→ **Given exercise**:
Repeat the listing below word for word, stopping after the line that contains "from matplotlib.ticker import".

→ **Available data**:
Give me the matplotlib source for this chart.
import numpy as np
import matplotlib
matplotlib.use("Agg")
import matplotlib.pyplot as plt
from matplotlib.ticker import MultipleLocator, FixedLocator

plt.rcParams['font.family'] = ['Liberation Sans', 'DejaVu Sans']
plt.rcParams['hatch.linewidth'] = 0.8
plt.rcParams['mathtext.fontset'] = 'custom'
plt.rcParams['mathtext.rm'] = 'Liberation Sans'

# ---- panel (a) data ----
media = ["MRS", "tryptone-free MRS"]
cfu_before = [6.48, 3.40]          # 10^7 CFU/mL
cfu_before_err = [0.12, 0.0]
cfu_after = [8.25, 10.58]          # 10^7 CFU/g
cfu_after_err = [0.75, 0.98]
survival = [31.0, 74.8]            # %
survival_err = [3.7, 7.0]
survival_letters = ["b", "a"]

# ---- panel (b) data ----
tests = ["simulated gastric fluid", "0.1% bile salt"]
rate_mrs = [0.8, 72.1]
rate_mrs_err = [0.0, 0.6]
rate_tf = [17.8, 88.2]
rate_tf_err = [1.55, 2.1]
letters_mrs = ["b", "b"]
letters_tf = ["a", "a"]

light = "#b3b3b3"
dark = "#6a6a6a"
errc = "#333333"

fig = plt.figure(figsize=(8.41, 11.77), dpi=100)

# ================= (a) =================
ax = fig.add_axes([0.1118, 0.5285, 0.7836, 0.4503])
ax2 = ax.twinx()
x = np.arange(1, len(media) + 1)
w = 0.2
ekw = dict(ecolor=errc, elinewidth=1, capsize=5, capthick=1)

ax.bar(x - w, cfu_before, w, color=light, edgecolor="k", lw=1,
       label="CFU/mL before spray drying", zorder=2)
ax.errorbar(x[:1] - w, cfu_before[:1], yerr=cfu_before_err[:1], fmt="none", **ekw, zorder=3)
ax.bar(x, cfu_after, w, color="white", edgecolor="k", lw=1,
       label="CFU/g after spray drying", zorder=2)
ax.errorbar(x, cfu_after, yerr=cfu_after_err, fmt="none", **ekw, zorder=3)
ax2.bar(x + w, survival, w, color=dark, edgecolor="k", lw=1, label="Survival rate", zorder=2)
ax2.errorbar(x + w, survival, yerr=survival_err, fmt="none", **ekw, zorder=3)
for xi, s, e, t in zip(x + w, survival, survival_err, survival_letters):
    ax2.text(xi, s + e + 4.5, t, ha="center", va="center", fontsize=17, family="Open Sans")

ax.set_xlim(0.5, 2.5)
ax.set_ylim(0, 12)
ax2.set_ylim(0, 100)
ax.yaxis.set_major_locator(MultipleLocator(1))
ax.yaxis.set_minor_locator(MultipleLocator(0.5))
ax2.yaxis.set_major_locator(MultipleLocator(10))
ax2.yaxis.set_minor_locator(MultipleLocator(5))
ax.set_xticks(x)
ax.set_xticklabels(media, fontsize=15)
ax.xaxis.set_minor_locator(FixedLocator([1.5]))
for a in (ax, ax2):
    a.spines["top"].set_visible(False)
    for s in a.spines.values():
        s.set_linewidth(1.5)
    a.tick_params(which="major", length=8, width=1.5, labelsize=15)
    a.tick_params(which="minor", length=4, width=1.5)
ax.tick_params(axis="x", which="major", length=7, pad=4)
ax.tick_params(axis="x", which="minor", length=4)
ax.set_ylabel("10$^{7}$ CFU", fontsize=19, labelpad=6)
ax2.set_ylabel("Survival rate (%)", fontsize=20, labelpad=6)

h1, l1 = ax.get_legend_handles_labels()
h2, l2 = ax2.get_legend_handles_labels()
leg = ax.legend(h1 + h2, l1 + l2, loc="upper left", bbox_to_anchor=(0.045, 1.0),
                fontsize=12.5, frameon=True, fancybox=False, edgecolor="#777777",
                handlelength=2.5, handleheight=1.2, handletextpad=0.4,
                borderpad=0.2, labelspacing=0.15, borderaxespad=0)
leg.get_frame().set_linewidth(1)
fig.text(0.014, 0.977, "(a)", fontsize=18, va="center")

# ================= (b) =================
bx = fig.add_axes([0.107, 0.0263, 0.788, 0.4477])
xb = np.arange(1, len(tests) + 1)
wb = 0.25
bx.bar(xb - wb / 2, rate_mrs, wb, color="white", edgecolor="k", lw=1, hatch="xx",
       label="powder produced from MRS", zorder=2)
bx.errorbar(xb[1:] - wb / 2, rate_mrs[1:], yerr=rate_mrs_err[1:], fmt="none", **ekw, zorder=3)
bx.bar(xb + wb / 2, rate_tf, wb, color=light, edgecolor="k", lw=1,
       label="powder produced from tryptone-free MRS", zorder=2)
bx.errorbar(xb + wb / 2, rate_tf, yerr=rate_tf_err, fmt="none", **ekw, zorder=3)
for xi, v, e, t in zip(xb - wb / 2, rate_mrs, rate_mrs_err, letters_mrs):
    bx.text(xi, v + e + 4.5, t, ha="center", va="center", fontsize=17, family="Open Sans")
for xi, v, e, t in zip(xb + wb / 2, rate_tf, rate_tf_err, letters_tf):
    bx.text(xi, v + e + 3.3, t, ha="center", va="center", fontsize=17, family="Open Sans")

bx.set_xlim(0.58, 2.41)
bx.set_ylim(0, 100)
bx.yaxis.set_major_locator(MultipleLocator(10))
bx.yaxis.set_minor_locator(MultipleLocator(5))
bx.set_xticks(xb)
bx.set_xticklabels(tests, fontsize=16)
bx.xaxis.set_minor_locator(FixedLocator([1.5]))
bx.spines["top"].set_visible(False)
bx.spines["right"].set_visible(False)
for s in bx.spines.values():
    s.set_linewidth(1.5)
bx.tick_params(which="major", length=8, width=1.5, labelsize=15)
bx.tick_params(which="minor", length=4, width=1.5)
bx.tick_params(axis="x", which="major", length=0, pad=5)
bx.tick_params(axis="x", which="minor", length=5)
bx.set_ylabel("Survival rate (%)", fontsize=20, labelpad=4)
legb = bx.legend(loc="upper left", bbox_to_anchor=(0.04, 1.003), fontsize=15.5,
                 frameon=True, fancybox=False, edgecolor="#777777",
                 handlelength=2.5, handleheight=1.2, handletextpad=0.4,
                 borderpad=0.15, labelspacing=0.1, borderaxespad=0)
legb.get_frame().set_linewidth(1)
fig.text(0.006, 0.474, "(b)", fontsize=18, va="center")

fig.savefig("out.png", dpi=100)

→ **Result for this task**:
Give me the matplotlib source for this chart.
import numpy as np
import matplotlib
matplotlib.use("Agg")
import matplotlib.pyplot as plt
from matplotlib.ticker import MultipleLocator, FixedLocator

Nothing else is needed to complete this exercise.